Lindsey has developed a prototype for a new floating telescoping weir skimming system he claims could dramatically improve oil skimming efficiency.

"The problem with most of the current (oil skimmers) they’re using is they have to come in direct contact with the oil to work," Lindsey said. "You have to go back and forth across the water as though you’re mowing the lawn or vacuuming the floor, and when you’re in an environmentally sensitive area, that’s a problem because of the damage you can do by trying to make contact."

His proposed solution diverts oil with the floating weirs and then runs it through an oil-coalescing material, such as polypropylene balls, that fully extracts the oil.

And Tim Lindsey isn’t the only one tossing oil skimming suggestions BP’s way. When he submitted his prototype to the company two weeks ago, Lindsey said his was one of 65,000 proposals already being considered.

Louisiana State University engineer Chandra Theegala also has ideas about how to de-oil the Gulf with less time and money.

"Our (patent-pending) LSU skimmer overcomes several of the existing limitations," Theegala said. "It's simple and has no moving parts other than a commercially available and well-proven pump, so there’s nothing to break. As it doesn’t require a centrifuge, the energy requirements are small."

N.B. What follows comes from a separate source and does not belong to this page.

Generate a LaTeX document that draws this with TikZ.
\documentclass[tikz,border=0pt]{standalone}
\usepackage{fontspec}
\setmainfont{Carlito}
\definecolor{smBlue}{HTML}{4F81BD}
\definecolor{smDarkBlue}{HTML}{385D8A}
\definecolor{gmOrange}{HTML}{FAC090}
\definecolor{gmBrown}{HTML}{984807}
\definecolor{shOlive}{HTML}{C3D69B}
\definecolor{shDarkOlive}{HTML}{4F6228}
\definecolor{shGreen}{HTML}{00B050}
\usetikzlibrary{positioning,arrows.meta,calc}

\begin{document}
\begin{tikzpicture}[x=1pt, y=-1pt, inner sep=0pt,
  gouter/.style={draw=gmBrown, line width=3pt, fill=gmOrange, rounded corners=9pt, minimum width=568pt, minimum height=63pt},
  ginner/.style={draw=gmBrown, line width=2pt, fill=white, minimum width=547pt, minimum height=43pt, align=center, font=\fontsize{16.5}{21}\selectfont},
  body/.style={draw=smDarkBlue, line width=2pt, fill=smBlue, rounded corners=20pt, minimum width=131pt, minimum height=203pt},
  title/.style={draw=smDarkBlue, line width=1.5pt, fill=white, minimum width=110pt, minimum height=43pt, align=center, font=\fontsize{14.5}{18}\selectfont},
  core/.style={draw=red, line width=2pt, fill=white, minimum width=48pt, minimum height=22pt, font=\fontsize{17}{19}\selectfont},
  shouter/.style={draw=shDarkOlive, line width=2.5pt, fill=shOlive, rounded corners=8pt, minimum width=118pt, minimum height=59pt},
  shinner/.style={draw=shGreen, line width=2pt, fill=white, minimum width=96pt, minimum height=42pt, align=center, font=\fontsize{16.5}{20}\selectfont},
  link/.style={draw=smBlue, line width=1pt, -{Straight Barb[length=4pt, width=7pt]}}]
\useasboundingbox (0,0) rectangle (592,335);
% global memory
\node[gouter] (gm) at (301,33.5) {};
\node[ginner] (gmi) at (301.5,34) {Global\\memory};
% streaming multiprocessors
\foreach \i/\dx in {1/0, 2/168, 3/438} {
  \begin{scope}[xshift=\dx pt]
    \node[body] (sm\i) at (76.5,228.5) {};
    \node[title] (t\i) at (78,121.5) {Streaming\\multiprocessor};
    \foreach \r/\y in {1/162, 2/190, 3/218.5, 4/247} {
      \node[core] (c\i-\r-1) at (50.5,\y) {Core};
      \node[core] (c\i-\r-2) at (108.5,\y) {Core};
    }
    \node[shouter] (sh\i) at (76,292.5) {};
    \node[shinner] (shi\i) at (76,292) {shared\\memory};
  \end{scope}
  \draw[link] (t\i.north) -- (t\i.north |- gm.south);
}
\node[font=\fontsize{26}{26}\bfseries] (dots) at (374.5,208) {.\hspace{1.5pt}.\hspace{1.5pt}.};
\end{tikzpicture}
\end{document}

In light of the Deepwater Horizon disaster, the recent flood of oil skimming innovation after two decades of relative standstill makes sense, as Theegala explains.

"The Exxon Valdez sparked new interest in skimming and related technologies in the ‘90s; however, when the interest and mechanisms for funding dry up, researchers no longer pursue it actively." Theegala explained. "Then, when we have a major oil spill like the current BP spill, we are totally unprepared. I ‘m hoping the same story will not get repeated now."

Although progress may seem slow, Coast Guard specialist Popovich urges the public to recognize the inherent difficulty of scooping oil slicks off the mercurial seawater surface, and BP’s oil skimmer downsizing may signal that the vessels are making a dent in cleaning up the massive spill.

"The oil that’s out there is going to continue to weather, and the skimming platforms out there … will become more efficient in recovering oil, so it’s tough to say how long it’ll take to recover," Popovich said. "Certainly several more weeks is probably on the low end, and that’s based on whether any more oil is introduced into the environment."